The second phenomena is the way that the Justices, in one opinion, may take a compromise view of a particular case, but use language and details of their analysis to lay the groundwork for a more sweeping ruling at a later date. This judicial incrementalism — playing the “long ball,” as Tribe and others have characterized it — is seldom remarked outside of academic circles. As a result, when the Court produces a narrow ruling on an issue today, the public loses a chance to understand more deeply and with greater foresight where the Court may be heading on that particular issue in the future.

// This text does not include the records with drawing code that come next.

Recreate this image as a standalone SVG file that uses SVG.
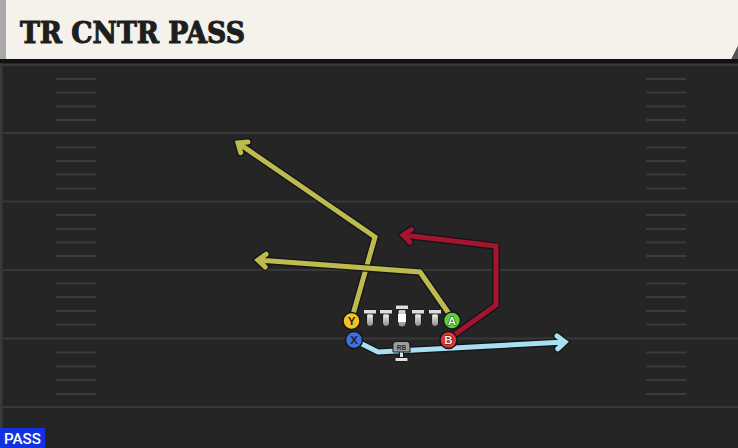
<svg xmlns="http://www.w3.org/2000/svg" width="738" height="448" viewBox="0 0 738 448">
<defs>
<linearGradient id="body" x1="0" y1="0" x2="0" y2="1">
<stop offset="0" stop-color="#d8d8d8"/>
<stop offset="0.5" stop-color="#c4c4c4"/>
<stop offset="1" stop-color="#8c8c8c"/>
</linearGradient>
<style>
.yard{stroke:#383838;stroke-width:2}
.hash{stroke:#3b3b3b;stroke-width:2}
.out{fill:none;stroke:#121218;stroke-width:7.5;stroke-linejoin:miter;stroke-linecap:round}
.rt{fill:none;stroke-width:5;stroke-linejoin:miter;stroke-linecap:round}
.yel{stroke:#bdbb4e}
.red{stroke:#a5142e}
.blu{stroke:#a8e0f0}
.pc{stroke:#15151c;stroke-width:1.5}
.pl{font-family:"Liberation Sans",Arial,sans-serif;font-weight:bold;font-size:11.5px;text-anchor:middle}
.ol{fill:#dedede;stroke:#1a1a1a;stroke-width:1}
.ob{fill:url(#body);stroke:#1a1a1a;stroke-width:1}
</style>
</defs>
<rect x="0" y="0" width="738" height="448" fill="#252525"/>
<rect x="0" y="60" width="2.5" height="388" fill="#3a3a3a"/>
<g id="header">
<path d="M0 0 H738 V46 L731 60 H0 Z" fill="#f5f2eb"/>
<rect x="0" y="0" width="6" height="60" fill="#a9aaa8"/>
<path d="M731 60 L738 46 V62 Z" fill="#555"/>
<rect x="0" y="59" width="738" height="4" fill="#121212"/>
<text x="20" y="43" font-family="'DejaVu Serif','Liberation Serif',serif" font-weight="bold" font-size="29" fill="#1e1e1e" stroke="#1e1e1e" stroke-width="1.1" textLength="225" lengthAdjust="spacingAndGlyphs">TR CNTR PASS</text>
</g>
<g id="field">
<line class="yard" x1="0" y1="65" x2="738" y2="65"/>
<line class="yard" x1="0" y1="133" x2="738" y2="133"/>
<line class="yard" x1="0" y1="201.5" x2="738" y2="201.5"/>
<line class="yard" x1="0" y1="270" x2="738" y2="270"/>
<line class="yard" x1="0" y1="338.5" x2="738" y2="338.5"/>
<line class="yard" x1="0" y1="407" x2="738" y2="407"/>
<g id="hash-left">
<path class="hash" d="M56 79H96M56 92.5H96M56 106.5H96M56 120H96M56 147.5H96M56 161H96M56 174.5H96M56 188.5H96M56 215H96M56 229H96M56 242.5H96M56 256H96M56 283.5H96M56 297H96M56 311H96M56 324.5H96M56 352.5H96M56 366.5H96M56 380H96M56 394H96"/>
</g>
<g id="hash-right">
<path class="hash" d="M646 79H686M646 92.5H686M646 106.5H686M646 120H686M646 147.5H686M646 161H686M646 174.5H686M646 188.5H686M646 215H686M646 229H686M646 242.5H686M646 256H686M646 283.5H686M646 297H686M646 311H686M646 324.5H686M646 352.5H686M646 366.5H686M646 380H686M646 394H686"/>
</g>
</g>
<g id="connectors">
<g id="route-y">
<path class="out" d="M352 318 L375 237 L238 143 M240.7 152.6 L238 143 L248 142"/>
<path class="rt yel" d="M352 318 L375 237 L238 143 M240.7 152.6 L238 143 L248 142"/>
</g>
<g id="route-a">
<path class="out" d="M452 318 L420 272 L258 260 M265.2 267 L258 260 L266.1 254.2"/>
<path class="rt yel" d="M452 318 L420 272 L258 260 M265.2 267 L258 260 L266.1 254.2"/>
</g>
<g id="route-b">
<path class="out" d="M450 338 L496 305 L496 246 L403 235 M409.9 242.3 L403 235 L411.4 229.5"/>
<path class="rt red" d="M450 338 L496 305 L496 246 L403 235 M409.9 242.3 L403 235 L411.4 229.5"/>
</g>
<g id="route-x">
<path class="out" d="M356 341 L378 352 L565 342 M557.7 348.8 L565 342 L557 336"/>
<path class="rt blu" d="M356 341 L378 352 L565 342 M557.7 348.8 L565 342 L557 336"/>
</g>
</g>
<g id="line">
<g id="lt"><rect class="ob" x="366.5" y="312" width="7" height="14.5" rx="3.5"/><rect class="ol" x="363.5" y="309.5" width="13" height="4.5" rx="1"/><rect x="368" y="314.5" width="4" height="3" fill="#e4e4e4"/></g>
<g id="lg"><rect class="ob" x="382.5" y="312" width="7" height="14.5" rx="3.5"/><rect class="ol" x="379.5" y="309.5" width="13" height="4.5" rx="1"/><rect x="384" y="314.5" width="4" height="3" fill="#e4e4e4"/></g>
<g id="c"><rect class="ob" x="398" y="308" width="8" height="19" rx="3.5"/><rect class="ol" x="395.5" y="305" width="13" height="4.5" rx="1"/><rect x="398" y="314" width="8" height="8" fill="#ffffff"/></g>
<g id="rg"><rect class="ob" x="414.5" y="312" width="7" height="14.5" rx="3.5"/><rect class="ol" x="411.5" y="309.5" width="13" height="4.5" rx="1"/><rect x="416" y="314.5" width="4" height="3" fill="#e4e4e4"/></g>
<g id="rt"><rect class="ob" x="431.5" y="312" width="7" height="14.5" rx="3.5"/><rect class="ol" x="428.5" y="309.5" width="13" height="4.5" rx="1"/><rect x="433" y="314.5" width="4" height="3" fill="#e4e4e4"/></g>
</g>
<g id="rb">
<rect class="ol" x="399.5" y="350" width="4" height="8"/>
<rect class="ol" x="395" y="357.5" width="13" height="4" rx="1"/>
<path d="M393 344 Q393 341.5 397 341.5 H406 Q410 341.5 410 346 V352 H393 Z" fill="#9c9c9c" stroke="#1a1a1a" stroke-width="1"/>
<text x="401.5" y="350" font-family="'Liberation Sans',Arial,sans-serif" font-weight="bold" font-size="6.5" text-anchor="middle" fill="#2a2a2a">RB</text>
</g>
<g id="player-y"><circle class="pc" cx="351.5" cy="321" r="8.5" fill="#f3c419"/><text class="pl" x="351.5" y="325.2" fill="#1b2040">Y</text></g>
<g id="player-x"><circle class="pc" cx="354" cy="340" r="8.5" fill="#3f72d6"/><text class="pl" x="354" y="344.2" fill="#1b2040">X</text></g>
<g id="player-a"><circle class="pc" cx="452" cy="320.5" r="8.5" fill="#5fcf35"/><text class="pl" x="452" y="324.7" fill="#e9ffe0" stroke="#1d4010" stroke-width="1.2" paint-order="stroke">A</text></g>
<g id="player-b"><circle class="pc" cx="448.5" cy="340" r="8.5" fill="#e23536"/><text class="pl" x="448.5" y="344.2" fill="#ffe8e8" stroke="#5a0c10" stroke-width="1.2" paint-order="stroke">B</text></g>
<g id="tag">
<rect x="0" y="428" width="45" height="20" fill="#1231e0"/>
<text x="4" y="444" font-family="Roboto,'Liberation Sans',sans-serif" font-weight="500" font-size="14.5" fill="#ffffff" textLength="37" lengthAdjust="spacingAndGlyphs">PASS</text>
</g>
</svg>
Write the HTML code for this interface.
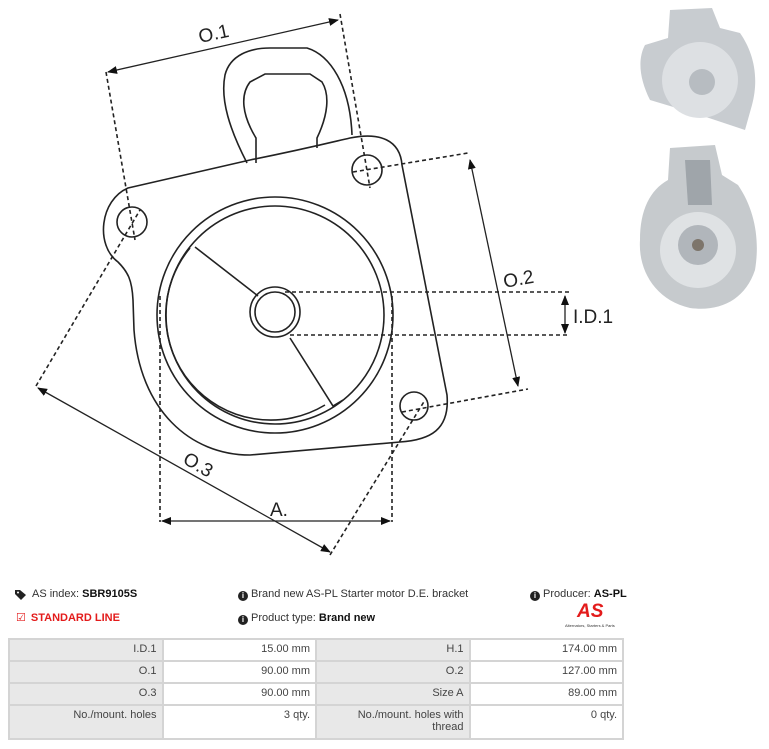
<!DOCTYPE html>
<html><head><meta charset="utf-8"><style>
body{margin:0;width:769px;height:749px;background:#fff;position:relative;overflow:hidden;font-family:"Liberation Sans",sans-serif;color:#333}
.t{position:absolute;font-size:11px;white-space:nowrap;line-height:13px}
b{color:#111}
.i{display:inline-block;width:10px;height:10px;border-radius:50%;background:#222;color:#fff;font-size:8px;line-height:10px;text-align:center;font-weight:bold;vertical-align:-1px;margin-right:3px}
table{position:absolute;left:8px;top:638px;border-collapse:collapse;font-size:11px;color:#444;table-layout:fixed;width:616px}
td{border:2px solid #d4d4d4;text-align:right;padding:3px 5px 0 4px;vertical-align:top}
td.l{background:#e8e8e8}
</style></head><body>
<svg width="769" height="580" style="position:absolute;left:0;top:0" fill="none" stroke="#222" stroke-width="1.6">
<defs><marker id="a" markerWidth="10" markerHeight="8" refX="9" refY="4" orient="auto-start-reverse" markerUnits="userSpaceOnUse"><path d="M0,0 L10,4 L0,8z" fill="#111" stroke="none"/></marker></defs>
<path d="M247,163 C230,130 220,100 225,75 C230,55 250,48 270,48 L307,48 C330,55 350,85 352,135"/>
<path d="M256,163 L256,138 C242,115 240,95 250,82 L265,74 L310,74 L322,82 C330,95 328,115 317,138 L317,148"/>
<path d="M128,188 L250,160 C300,150 320,145 350,138 C380,132 400,140 402,165 L447,395 C450,430 430,440 400,442 L250,455 C190,455 140,410 134,330 L133,300 C132,280 128,272 118,262 C95,245 100,200 128,188 Z"/>
<circle cx="132" cy="222" r="15"/><circle cx="367" cy="170" r="15"/><circle cx="414" cy="406" r="14"/>
<circle cx="275" cy="315" r="118"/>
<circle cx="275" cy="315" r="109"/>
<path d="M195,247 L258,296 M290,338 L333,406 L343,400"/>
<path d="M190,248 A105,105 0 0 0 325,405"/>
<circle cx="275" cy="312" r="25"/><circle cx="275" cy="312" r="20"/>
<g stroke-dasharray="4,3" stroke-width="1.6">
<path d="M106,72 L135,240 M340,14 L370,188 M353,172 L468,153 M402,412 L528,389 M285,292 L570,292 M290,335 L570,335 M36,386 L140,210 M330,555 L425,400 M160,296 L160,522 M392,296 L392,522"/>
</g>
<g stroke-width="1.3" marker-start="url(#a)" marker-end="url(#a)">
<path d="M108,72 L338,20"/><path d="M470,160 L518,386"/><path d="M565,296 L565,333"/><path d="M38,388 L330,552"/><path d="M162,521 L390,521"/>
</g>
<g fill="#222" stroke="none" font-family="Liberation Sans,sans-serif" font-size="19">
<text x="198" y="40" transform="rotate(-12 213 32)">O.1</text>
<text x="503" y="285" transform="rotate(-10 520 278)">O.2</text>
<text x="573" y="323">I.D.1</text>
<text x="183" y="472" transform="rotate(30 200 465)">O.3</text>
<text x="270" y="516">A.</text>
</g>
<g stroke="none">
<path d="M670,10 L712,8 L720,28 L740,33 C752,50 760,75 752,105 L745,130 L700,115 L650,100 C640,80 637,60 645,45 L668,38 Z" fill="#c8ccd0"/>
<circle cx="700" cy="80" r="38" fill="#dde0e3"/>
<circle cx="702" cy="82" r="13" fill="#b7bcc1"/>
<path d="M670,148 L715,145 L722,175 L738,185 C755,210 760,240 755,270 C745,300 720,312 690,308 C655,300 638,270 640,240 C640,210 650,190 668,180 Z" fill="#c6cacd"/>
<circle cx="698" cy="250" r="38" fill="#dfe2e4"/>
<circle cx="698" cy="245" r="20" fill="#b1b6bb"/>
<circle cx="698" cy="245" r="6" fill="#7d756b"/>
<path d="M685,160 L710,160 L712,205 L688,205 Z" fill="#9fa5aa"/>
</g>
</svg>
<svg style="position:absolute;left:15px;top:589px" width="14" height="11"><path d="M0,1 L5,1 L11,6 L6,11 L0,5Z" fill="#222"/><circle cx="3" cy="3.5" r="1" fill="#fff"/></svg>
<div class="t" style="left:32px;top:588px">AS index: <b>SBR9105S</b></div>
<div class="t" style="left:16px;top:612px;color:#e31b1b">&#9745; <span style="margin-left:2px;font-weight:bold">STANDARD LINE</span></div>
<div class="t" style="left:238px;top:588px"><span class="i">i</span>Brand new AS-PL Starter motor D.E. bracket</div>
<div class="t" style="left:238px;top:612px"><span class="i">i</span>Product type: <b>Brand new</b></div>
<div class="t" style="left:530px;top:588px"><span class="i">i</span>Producer: <b>AS-PL</b></div>
<div class="t" style="left:577px;top:602px;font-size:19px;font-weight:bold;font-style:italic;color:#e31b1b;line-height:20px">AS</div>
<div class="t" style="left:565px;top:623px;font-size:4px;line-height:5px">Alternators, Starters &amp; Parts</div>
<table>
<tr style="height:22px"><td class="l">I.D.1</td><td>15.00 mm</td><td class="l">H.1</td><td>174.00 mm</td></tr>
<tr style="height:22px"><td class="l">O.1</td><td>90.00 mm</td><td class="l">O.2</td><td>127.00 mm</td></tr>
<tr style="height:22px"><td class="l">O.3</td><td>90.00 mm</td><td class="l">Size A</td><td>89.00 mm</td></tr>
<tr style="height:34px"><td class="l">No./mount. holes</td><td>3 qty.</td><td class="l">No./mount. holes with<br>thread</td><td>0 qty.</td></tr>
</table>
</body></html>
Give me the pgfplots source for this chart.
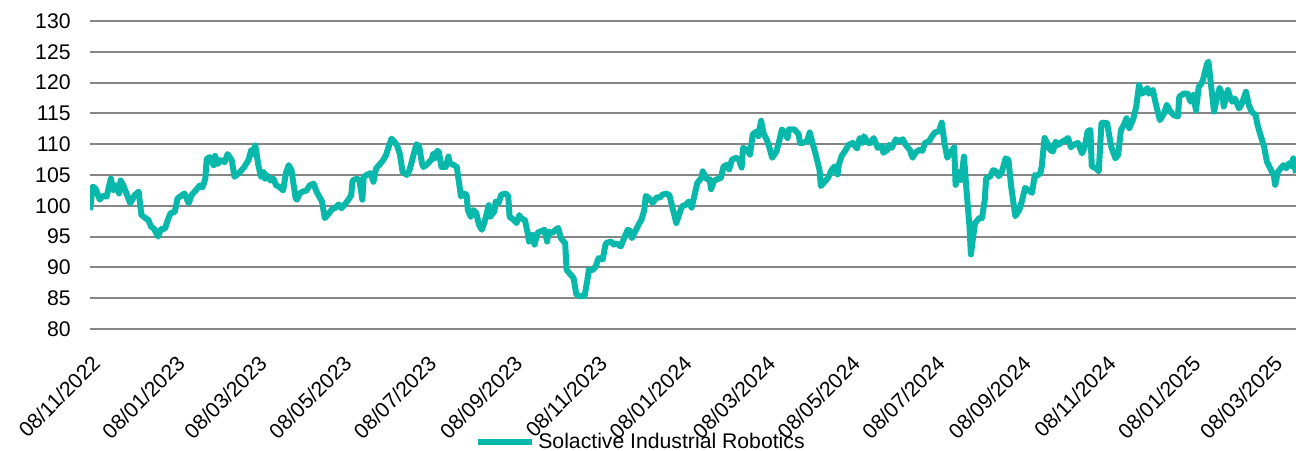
\documentclass[border=0pt]{standalone}
\usepackage{pgfplots}
\pgfplotsset{compat=1.18}
\usepackage{fontspec}
\setmainfont{Liberation Sans}
\definecolor{lineteal}{RGB}{8,184,171}
\definecolor{gridgray}{RGB}{134,134,134}
\begin{document}
\fontsize{10.6pt}{12pt}\selectfont
\begin{tikzpicture}
\begin{axis}[
  scale only axis,
  width=603pt, height=154pt,
  xmin=0, xmax=868, ymin=80, ymax=130,
  ytick={80,85,...,130},
  xtick={0,61,120,181,242,304,365,426,486,547,608,670,731,792,851},
  xticklabels={08/11/2022,08/01/2023,08/03/2023,08/05/2023,08/07/2023,08/09/2023,08/11/2023,08/01/2024,08/03/2024,08/05/2024,08/07/2024,08/09/2024,08/11/2024,08/01/2025,08/03/2025},
  ymajorgrids,
  grid style={gridgray, line width=1pt},
  axis line style={draw=none},
  major tick length=0pt,
  /pgf/number format/assume math mode=true,
  tick label style={font=\fontsize{10.6pt}{12pt}\selectfont},
  yticklabel style={anchor=east, inner sep=0pt, xshift=-9.5pt},
  xticklabel style={rotate=45, anchor=east, inner sep=0pt, yshift=-13pt, xshift=-8.5pt},
  legend style={draw=none, fill=none, at={(0.3192,-0.367)}, anchor=west, inner sep=0pt,
    font=\fontsize{10.6pt}{12pt}\selectfont, nodes={inner sep=1.5pt}},
  legend image code/.code={\draw[#1, line width=3pt] (0pt,0pt) -- (27pt,0pt);},
]
\addplot[lineteal, line width=3pt, line join=round] table {
0 99.3
2 103.1
4 102.8
7 101.0
9 101.6
12 101.5
15 104.4
17 102.5
19 103.3
21 102.0
22 104.1
24 103.3
29 100.4
32 101.7
35 102.3
37 98.5
40 98.0
42 97.7
44 96.6
46 96.3
49 95.0
51 96.2
54 96.3
56 97.7
58 98.8
61 99.0
63 101.2
66 101.7
68 102.0
71 100.4
73 101.7
76 102.5
79 103.3
81 103.0
83 104.4
84 107.6
86 107.9
89 106.6
90 108.1
92 106.8
94 107.4
97 107.1
99 108.4
102 107.4
104 104.7
108 105.5
111 106.3
114 107.4
116 109.0
117 108.4
119 109.8
121 106.8
123 104.7
125 105.5
126 104.4
127 105.0
130 104.1
132 104.4
134 103.3
136 103.1
139 102.5
141 105.3
143 106.6
145 105.8
148 101.2
149 101.0
151 102.0
153 102.3
156 102.5
158 103.3
161 103.6
163 102.3
165 101.5
167 100.7
169 98.0
171 98.5
174 99.4
176 99.6
179 100.2
181 99.6
184 100.4
186 101.0
188 101.7
189 104.1
192 104.4
194 104.1
196 101.0
197 104.7
199 105.0
202 105.3
204 103.9
206 106.1
208 106.6
211 107.4
213 108.2
215 109.6
217 110.9
219 110.4
221 109.8
223 108.4
225 105.5
228 105.0
230 105.8
233 108.4
235 110.0
237 109.5
239 106.8
240 106.3
243 106.8
246 107.6
247 108.4
248 107.7
250 108.9
251 108.8
253 106.3
256 106.3
258 108.0
259 106.9
262 106.6
264 106.3
266 103.1
267 101.5
269 102.0
271 101.8
272 99.3
274 98.2
276 99.3
278 98.8
280 96.9
282 96.1
284 97.4
287 100.1
288 98.2
291 99.1
292 100.7
294 100.4
296 101.8
299 102.0
301 101.6
302 98.2
305 97.7
307 97.2
309 98.5
310 98.0
313 97.7
315 95.6
316 94.2
318 95.3
320 93.7
322 95.6
324 95.8
327 96.1
329 94.2
330 95.8
333 95.6
335 96.1
337 96.4
339 94.7
342 93.9
343 89.6
346 88.8
348 88.3
350 85.6
353 85.3
356 85.4
358 88.0
359 89.6
362 89.6
364 90.2
366 91.5
369 91.3
371 93.7
372 94.0
375 94.2
377 93.7
379 93.9
382 93.4
385 95.1
387 96.1
389 95.9
390 94.8
393 96.1
395 97.0
397 97.8
399 99.4
400 101.6
402 101.3
405 100.5
408 101.4
410 101.3
412 101.8
415 102.0
417 101.7
419 99.9
422 97.2
424 98.6
426 99.9
429 100.2
431 100.7
433 99.7
436 102.6
437 103.7
440 104.5
441 105.6
444 104.3
446 104.3
447 102.7
449 104.0
451 104.3
454 104.5
456 106.4
459 106.7
460 105.9
462 107.5
465 107.8
467 107.5
469 106.2
470 109.4
473 109.1
475 108.3
477 111.6
480 112.1
481 111.3
483 113.8
485 111.6
487 110.8
489 109.4
491 107.8
494 108.8
496 110.5
498 112.4
500 111.9
502 111.0
503 112.4
507 112.4
510 111.6
511 110.2
513 110.2
516 110.5
518 111.9
520 110.2
522 108.6
525 105.9
526 103.2
528 103.7
531 104.5
534 105.9
536 106.4
538 105.1
539 106.7
541 108.1
544 109.1
546 109.9
549 110.2
552 109.3
554 111.0
556 110.2
557 111.3
560 110.2
562 110.2
564 111.0
567 109.4
570 109.7
571 108.6
574 109.1
575 109.9
577 109.4
580 110.8
582 110.5
585 110.8
587 109.9
590 109.1
592 107.8
594 108.6
597 109.1
599 108.9
601 110.2
604 110.5
606 111.3
608 111.9
611 112.1
613 113.5
615 110.2
617 107.8
622 109.5
623 103.4
626 105.5
627 104.2
629 108.0
631 102.1
633 96.6
634 92.1
636 95.6
637 97.2
640 98.0
642 98.0
644 101.0
645 104.5
648 104.8
650 105.8
652 105.6
654 104.8
656 105.3
657 106.1
659 107.7
661 107.5
663 103.1
666 98.3
669 99.4
671 101.0
673 102.9
675 102.6
678 102.1
680 105.0
681 104.8
684 105.3
685 106.4
687 111.0
689 110.2
691 109.1
693 108.8
695 110.4
697 109.9
699 110.3
702 110.7
704 111.0
706 109.5
708 109.9
711 110.2
714 108.5
716 109.6
718 112.1
720 112.3
721 106.4
724 106.1
726 105.6
728 113.4
729 113.5
732 113.4
735 109.6
738 107.7
740 108.3
742 112.3
744 113.1
746 114.2
748 112.6
751 114.2
753 116.1
755 119.6
757 118.2
759 118.5
761 119.1
762 118.2
765 118.8
767 116.6
770 113.9
773 115.0
775 116.4
777 115.5
780 114.7
783 114.5
784 117.7
787 118.2
790 118.2
792 116.9
794 118.0
796 115.5
798 119.3
800 119.9
801 120.4
804 123.1
805 123.4
807 119.3
809 115.3
811 117.4
813 119.1
815 118.0
816 116.1
819 118.8
820 118.0
822 116.9
824 117.4
827 115.8
829 116.6
832 118.5
834 116.4
836 115.3
839 114.7
840 113.4
842 111.8
845 109.6
847 107.2
850 105.8
852 105.0
853 103.4
855 105.5
857 106.1
859 106.6
861 106.1
863 106.9
865 106.4
866 107.7
868 105.3
};
\addlegendentry{Solactive Industrial Robotics}
\end{axis}
\pgfresetboundingbox
\path[use as bounding box] ([xshift=-45pt,yshift=-60.5pt]current axis.south west) rectangle ([yshift=10.5pt]current axis.north east);
\end{tikzpicture}
\end{document}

Tribe saves some of his most stinging criticism for a less visible area of the Roberts Court’s jurisprudence.  In the court’s zeal to cut back on lawsuits against government subdivisons that drain the public purse, it has made it well nigh impossible for litigants to seek relief through the federal courts.  As a result, this Court – whose majority has emphasized the importance of federalism in the Constitutional system – has stripped citizens of a powerful tool for maintaining the integrity of state and local governments. This appears contrary to other strands of its philosophy.  In a corollary criticism, Tribe notes that the Court has made it harder for shareholders to pursue lawsuits against corporations; and by elevating arbitration clauses, the Court has made it tougher for consumers to pursue remedies as well.  As he puts it “[a] crude favoritism for big business is not what drives them…[but] a desire to ensure a particular view of fairness in litigation, limit the role of courts, and reduce the role of lawsuits as a regulatory tool.”  In Tribe’s view this approach neglects the Court’s duty to protect the rights of individuals, leaving no recourse but the slow work of change through the political branches.

Tribe’s enterprise is not to urge the public to accept without question the Court’s pronouncements on a range of topics — rather he is interested in: demystifying the process by which they reach their results; explaining some of the long-term ramifications as he sees them; and counseling the American public to pay attention to the rulings which are gradually changing the character of the American public landscape.